The UA electrical and computer engineering assistant professor has received a $500,000 Faculty Early Career Development Award, the National Science Foundation’s highest honor for junior faculty members, to advance his research on information theory and coding. His latest quest is focused on making data exchange in distributed cloud computing more efficient.
In the NSF study, Tandon -- who was a postdoctoral fellow at Princeton University and faculty researcher at Virginia Tech before joining the UA in 2015 -- is developing adaptable code and algorithms to minimize communications among machines and help them work together more effectively.

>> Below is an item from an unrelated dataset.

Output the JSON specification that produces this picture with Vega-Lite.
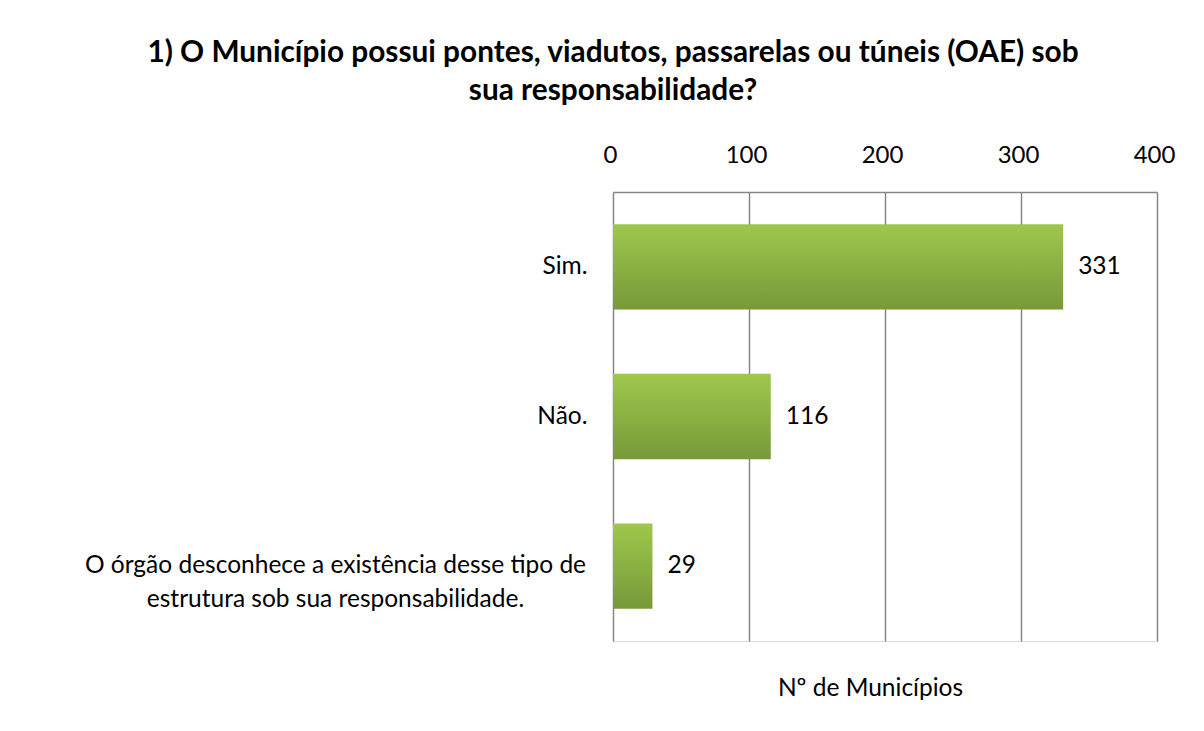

His work potentially has implications for financial solvency, weather prediction, international trade, public health and national security.
Clusters in the Cloud
Big data is increasingly used to improve business processes, health care, public safety, cybersecurity, and scientific research. Online retailers like Amazon are mining data from users’ shopping cart activity and wish lists to predict future purchasing choices. Law enforcement agencies use big data to detect patterns of criminal behavior and solve crimes. The National Weather Service uses it for climate forecasting. Banks use it to identify customers’ preferences for banking on mobile devices, at ATMs or with bank tellers.
Traditionally, when companies and agencies needed more space for collecting and storing data, they put more servers on the ground. Now, as their daily tallies for data collection regularly reach into terabytes, they are looking for faster, less-costly ways to handle the deluge.

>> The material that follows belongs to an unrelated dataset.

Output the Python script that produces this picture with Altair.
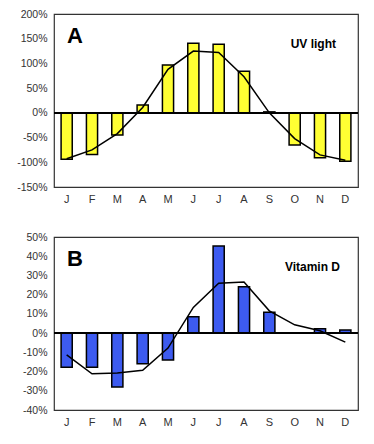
import altair as alt
import pandas as pd

months = ["Jan", "Feb", "Mar", "Apr", "May", "Jun", "Jul", "Aug", "Sep", "Oct", "Nov", "Dec"]
uv_bars = [-94, -84, -45, 16, 97, 141, 139, 84, 2, -65, -91, -98]
uv_line = [-93, -75, -42, 11, 88, 125, 122, 73, 0, -52, -85, -96]
vd_bars = [-17.7, -17.7, -28, -16, -14, 8.5, 45.3, 24.1, 10.9, 0, 2.3, 1.6]
vd_line = [-11.3, -21.2, -20.8, -19.3, -7.8, 13.4, 25.9, 26.6, 11.6, 4.3, 1.2, -4.7]

FONT = "Liberation Sans"
W, H = 304, 173


def panel(bars, line, color, dom, step, letter, label, lx):
    df = pd.DataFrame({"month": months, "bar": bars, "line": line, "z": [0] * 12})
    xs = alt.Scale(paddingInner=0.56, paddingOuter=0.28)
    x_axis = alt.Axis(title=None, labelAngle=0, ticks=False, domain=False,
                      labelExpr="substring(datum.label,0,1)", labelOverlap=False,
                      labelFont=FONT, labelFontSize=11, labelColor="#333",
                      labelPadding=6)
    y_scale = alt.Scale(domain=dom, nice=False, zero=False)
    y_axis = alt.Axis(title=None, values=list(range(dom[0], dom[1] + 1, step)),
                      labelExpr="datum.value + '%'", ticks=False, domain=False,
                      grid=False, labelFont=FONT, labelFontSize=10.5, labelColor="#333",
                      labelPadding=7, labelOverlap=False)
    base = alt.Chart(df)
    b = base.mark_bar(color=color, stroke="black", strokeWidth=1.5).encode(
        x=alt.X("month:N", sort=months, scale=xs, axis=x_axis),
        y=alt.Y("bar:Q", scale=y_scale, axis=y_axis))
    zero = base.mark_rule(color="black", strokeWidth=1.5).encode(
        y=alt.Y("z:Q", scale=y_scale, axis=y_axis))
    ln = base.mark_line(color="black", strokeWidth=1.5).encode(
        x=alt.X("month:N", sort=months, scale=xs, axis=x_axis),
        y=alt.Y("line:Q", scale=y_scale, axis=y_axis))
    t1 = alt.Chart(pd.DataFrame({"t": [letter]})).mark_text(
        font=FONT, fontSize=22, fontWeight="bold", align="left", baseline="middle",
        color="black").encode(text="t:N", x=alt.value(13), y=alt.value(22))
    t2 = alt.Chart(pd.DataFrame({"t": [label]})).mark_text(
        font=FONT, fontSize=12, fontWeight="bold", align="right", baseline="middle",
        color="black").encode(text="t:N", x=alt.value(lx), y=alt.value(30))
    return alt.layer(b, zero, ln, t1, t2).properties(width=W, height=H)


a = panel(uv_bars, uv_line, "#FFFF33", [-150, 200], 50, "A", "UV light", 282)
bb = panel(vd_bars, vd_line, "#3D5BF0", [-40, 50], 10, "B", "Vitamin D", 286)

chart = alt.vconcat(a, bb, spacing=26).properties(
    padding={"left": 8, "top": 0, "right": 0, "bottom": 0}
).configure_view(stroke="#333", strokeWidth=1.2)
chart.save("out.html", embed_options={"renderer": "svg", "actions": False})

An increasingly popular solution, especially among giants like Google, Amazon, IBM and Microsoft, is distributed cloud systems, in which clusters of wirelessly connected machines share resources and workload. Data is stored in a master node, or server, then distributed in smaller chunks to “worker” machines for processing and analysis.
While distributed cloud systems typically are faster and cost significantly less than centralized networks, they are not without their challenges. Many machines performing at varying levels are working simultaneously on different parts of the same big data task, and they must communicate with one another at every stage of data reorganization and exchange.

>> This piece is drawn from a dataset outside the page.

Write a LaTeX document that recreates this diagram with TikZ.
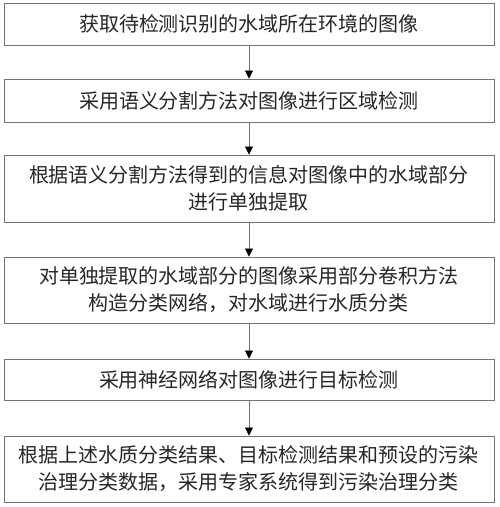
\documentclass[tikz,border=0pt]{standalone}
\usepackage{fontspec}
\setmainfont{Noto Sans CJK SC}
\usepackage{tikz}
\usetikzlibrary{arrows.meta}

\tikzset{
  stepbox/.style={draw=black!55, line width=0.9pt, minimum width=490pt, align=center,
    inner sep=2pt, font=\fontsize{20pt}{27pt}\selectfont, text=black!85},
  flow/.style={draw=black!55, line width=0.7pt, -{Triangle[length=8pt,width=8pt,color=black]}}
}

\begin{document}
\begin{tikzpicture}[x=1pt,y=1pt]
                % Frame
                \useasboundingbox (0,0) rectangle (500,-507);
                
                % Steps
                \node[stepbox, minimum height=42pt] (acquire) at (249,-24) {获取待检测识别的水域所在环境的图像};
                \node[stepbox, minimum height=43pt] (segment) at (249,-100.5) {采用语义分割方法对图像进行区域检测};
                \node[stepbox, minimum height=67pt] (extract) at (249,-188.5) {根据语义分割方法得到的信息对图像中的水域部分\\进行单独提取};
                \node[stepbox, minimum height=66pt] (classify) at (249,-290) {对单独提取的水域部分的图像采用部分卷积方法\\构造分类网络，对水域进行水质分类};
                \node[stepbox, minimum height=41pt] (detect) at (249,-379.5) {采用神经网络对图像进行目标检测};
                \node[stepbox, minimum height=66pt] (treat) at (249,-469) {根据上述水质分类结果、目标检测结果和预设的污染\\治理分类数据，采用专家系统得到污染治理分类};
                
                % Arrows
                \draw[flow] (acquire) -- (segment);
                \draw[flow] (segment) -- (extract);
                \draw[flow] (extract) -- (classify);
                \draw[flow] (classify) -- (detect);
                \draw[flow] (detect) -- (treat);
            \end{tikzpicture}
\end{document}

“For example, machines in a cluster are not all the same; one might be slower than another,” Tandon said. “This leads to bottlenecks of data that slow down the computing. In addition, all of the data reshuffling results in excess communications, which have no value but increase cost.”
Engaging Future Engineers
“This project provides exciting opportunities for students to work on urgent problems in large-scale data processing and analysis that will hopefully inspire them to pursue educations and jobs in this area,” he said.
“Career: Communication-Efficient Distributed Computation: Information-Theoretic Foundations and Algorithms” is supported by the National Science Foundation under grant No. 1651492.